Deste modo, “Todo o dinheiro do mundo” torna-se um filme sobre J. Paul Getty e sobre a atuação brilhante de Christopher Plummer (ganhador do Óscar por Toda forma de amor) que consegue passar a dramaticidade e a profundidade de seu personagem para além de apenas “um velho rico e avarento”. O apego de Getty pelos objetos, especialmente as Belas-Artes, revela uma carga psicológica muito maior do que o colecionismo como demonstração de riqueza por si só. O magnata, como é revelado logo no início do filme, que largou a família para dedicar-se aos negócios vive durante o filme a frustração de não conseguir aquilo que na velhice almeja e não possui. As coisas – sejam elas pinturas, esculturas ou o dinheiro – são apenas frágeis substitutos, que representam tudo aquilo que Getty gostaria para a sua família, quando diz: “É por isso que eu gosto de coisas, entende? Objetos, artefatos, pinturas. Elas são exatamente o que parecem ser. Elas nunca mudam e elas nunca decepcionam. Existe uma pureza nas coisas bonitas que eu nunca fui capaz de encontrar em qualquer ser humano”. Em síntese, o controle das pessoas, tal qual como das coisas as quais Getty sempre possuiu.
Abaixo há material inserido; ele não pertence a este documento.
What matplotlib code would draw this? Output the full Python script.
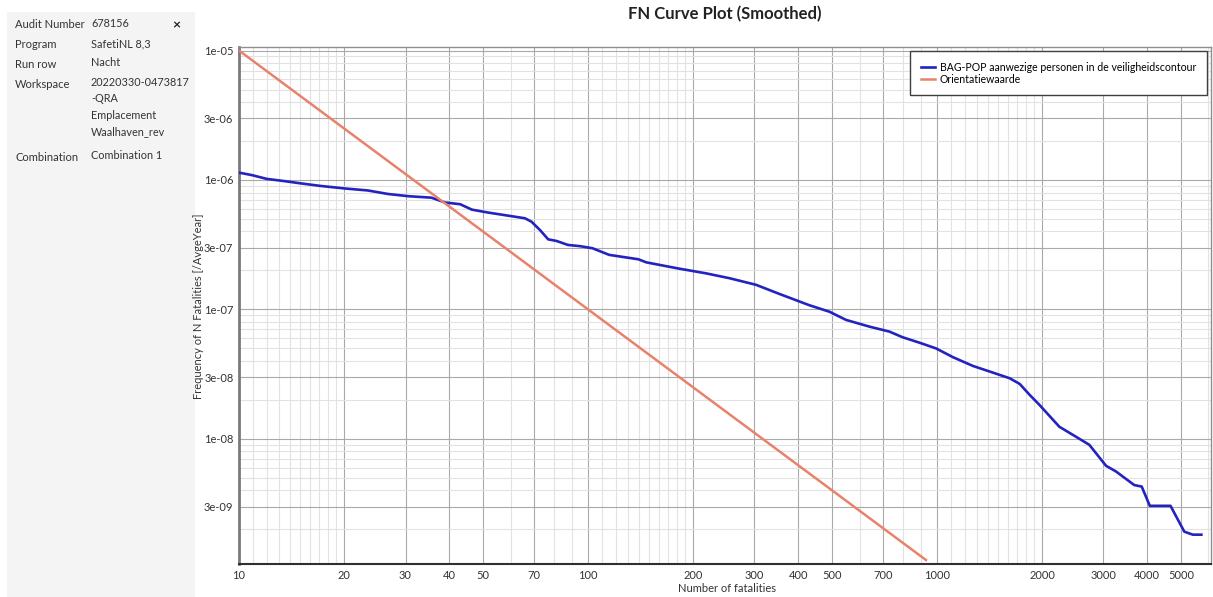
import matplotlib
matplotlib.use("Agg")
import matplotlib.pyplot as plt
from matplotlib.patches import Rectangle
from matplotlib.ticker import FixedLocator, NullFormatter

# blue FN curve
bag_n = [10, 10.9, 12.0, 13.5, 15.1, 17.1, 20.1, 23.4, 26.7, 30.5, 35.6, 39.0, 43.0,
         46.5, 51.8, 59.1, 66.0, 68.9, 72.9, 76.9, 81.3, 87.6, 95, 103, 115, 139.5,
         147, 180, 218, 255, 303, 353, 430, 492, 549, 640, 731, 797, 890, 994, 1113,
         1268, 1447, 1616, 1726, 1843, 1967, 2243, 2501, 2733, 3051, 3259, 3675,
         3862, 4073, 4670, 5114, 5410, 5724]
bag_f = [1.14e-6, 1.09e-6, 1.02e-6, 9.8e-7, 9.4e-7, 9.0e-7, 8.6e-7, 8.3e-7, 7.8e-7,
         7.5e-7, 7.3e-7, 6.7e-7, 6.5e-7, 5.9e-7, 5.6e-7, 5.3e-7, 5.06e-7, 4.76e-7,
         4.1e-7, 3.48e-7, 3.38e-7, 3.15e-7, 3.08e-7, 2.97e-7, 2.64e-7, 2.44e-7,
         2.31e-7, 2.08e-7, 1.9e-7, 1.74e-7, 1.55e-7, 1.32e-7, 1.08e-7, 9.6e-8,
         8.3e-8, 7.37e-8, 6.74e-8, 6.1e-8, 5.54e-8, 5.0e-8, 4.27e-8, 3.66e-8,
         3.25e-8, 2.94e-8, 2.66e-8, 2.19e-8, 1.83e-8, 1.24e-8, 1.04e-8, 9.0e-9,
         6.2e-9, 5.6e-9, 4.4e-9, 4.28e-9, 3.04e-9, 3.04e-9, 1.92e-9, 1.82e-9, 1.82e-9]

# orientatiewaarde line
ori_n = [10, 930]
ori_f = [1e-5, 1.16e-9]

series_labels = ["BAG-POP aanwezige personen in de veiligheidscontour", "Orientatiewaarde"]

xtick_vals = [10, 20, 30, 40, 50, 70, 100, 200, 300, 400, 500, 700, 1000, 2000, 3000, 4000, 5000]
xtick_labels = [str(v) for v in xtick_vals]
ytick_vals = [1e-5, 3e-6, 1e-6, 3e-7, 1e-7, 3e-8, 1e-8, 3e-9]
ytick_labels = ["1e-05", "3e-06", "1e-06", "3e-07", "1e-07", "3e-08", "1e-08", "3e-09"]

info_keys = ["Audit Number", "Program", "Run row", "Workspace", "Combination"]
info_vals = ["678156", "SafetiNL 8,3", "Nacht",
             "20220330-0473817\n-QRA\nEmplacement\nWaalhaven_rev", "Combination 1"]

plt.rcParams['font.family'] = ['Lato', 'DejaVu Sans']

W, H = 1213, 597
fig = plt.figure(figsize=(W / 100, H / 100), dpi=100)

# left info panel
fig.patches.append(Rectangle((7 / W, 0), (195 - 7) / W, 1 - 12 / H, transform=fig.transFigure,
                             facecolor="#f4f4f4", edgecolor="none", zorder=0))
row_y = [25, 45, 64, 84, 157]
for key, val, y in zip(info_keys, info_vals, row_y):
    fig.text(15 / W, 1 - y / H, key, fontsize=8, color="#333333", va="center")
    fig.text(91 / W, 1 - (y - 7) / H, val, fontsize=7.8, color="#333333", va="top",
             linespacing=1.6)
fig.text(176 / W, 1 - 25 / H, "\u00d7", fontsize=10, color="#222222", va="center", ha="center",
         fontweight="bold")

ax = fig.add_axes([239 / W, 1 - 564 / H, (1211 - 239) / W, (564 - 47) / H])
ax.set_xscale("log")
ax.set_yscale("log")

ax.plot(bag_n, bag_f, color="#2323c0", lw=1.9, label=series_labels[0], zorder=3)
ax.plot(ori_n, ori_f, color="#e8826c", lw=1.8, label=series_labels[1], zorder=3)

ax.set_xlim(10, 6100)
ax.set_ylim(1.08e-9, 1.065e-5)

# grid structure like the original: fine lines in 1..2 and at 6,8,9
x_minor = []
for d in [10, 100, 1000]:
    x_minor += [d * (1 + k / 10) for k in range(1, 10)]
    x_minor += [d * m for m in (6, 8, 9)]
y_minor = []
for e in range(-10, -4):
    y_minor += [m * 10.0 ** e for m in (2, 4, 5, 6, 7, 8, 9)]

ax.xaxis.set_major_locator(FixedLocator(xtick_vals))
ax.set_xticklabels(xtick_labels)
ax.xaxis.set_minor_locator(FixedLocator(x_minor))
ax.xaxis.set_minor_formatter(NullFormatter())
ax.yaxis.set_major_locator(FixedLocator(ytick_vals))
ax.set_yticklabels(ytick_labels)
ax.yaxis.set_minor_locator(FixedLocator(y_minor))
ax.yaxis.set_minor_formatter(NullFormatter())

ax.grid(which="major", color="#a9a9a9", lw=0.8)
ax.grid(which="minor", color="#e2e2e2", lw=0.8)
ax.set_axisbelow(True)
ax.tick_params(which="both", length=0, labelsize=8, colors="#333333", pad=4)

ax.spines["left"].set_color("#7a7a7a")
ax.spines["left"].set_linewidth(2)
ax.spines["bottom"].set_color("#303030")
ax.spines["bottom"].set_linewidth(1.5)
for s in ("top", "right"):
    ax.spines[s].set_color("#8f8f8f")
    ax.spines[s].set_linewidth(1)

leg = ax.legend(loc="upper right", fontsize=7.6, frameon=True, fancybox=False,
                edgecolor="#404040", framealpha=1, handlelength=1.3, handletextpad=0.5,
                labelspacing=0.1, borderpad=1.0, borderaxespad=0.4)
leg.get_frame().set_linewidth(1)

fig.text(725 / W, 1 - 14 / H, "FN Curve Plot (Smoothed)", fontsize=12, fontweight="bold",
         ha="center", va="center", color="#222222")
fig.text(198 / W, 1 - 306 / H, "Frequency of N Fatalities [/AvgeYear]", fontsize=8,
         rotation=90, ha="center", va="center", color="#333333")
fig.text(727 / W, 1 - 588 / H, "Number of fatalities", fontsize=8, ha="center", va="center",
         color="#333333")

fig.savefig("out.png", dpi=100)
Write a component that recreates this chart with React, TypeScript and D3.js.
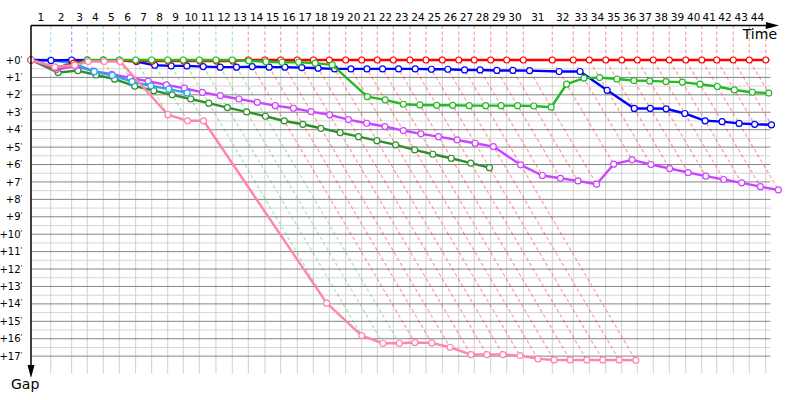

Por último, destaco as atuações de Charlie Plummer e do ator italiano Romain Duris, respectivamente, J. Paul Getty III e o “bom” sequestrador Cinquanta ao contribuir bastante para a qualidade das cenas no cativeiro que são por vezes monótonas, mas ganham contornos expressivos em momentos certos com a relação de ambos os personagens, como na cena do corte da orelha, acentuando assim o suspense do filme.




Ficha técnica
Todo o Dinheiro do Mundo (All the Money in the World). EUA, 17. Direção de Ridley Scott. 2h12 min. Roteiro de David Scarpa baseado em livro de John Pearson. Com Michelle Williams, Christopher Plummer, Mark Wahlberg, Romain Duris, Timothy Hutton, Charlie Plummer, Marco Leonardi, Andrew Buchan, Giuseppe Bonifati. Sony.

Frase síntese
Tudo tem um preço. A grande batalha da vida é manipular todos esses preços”.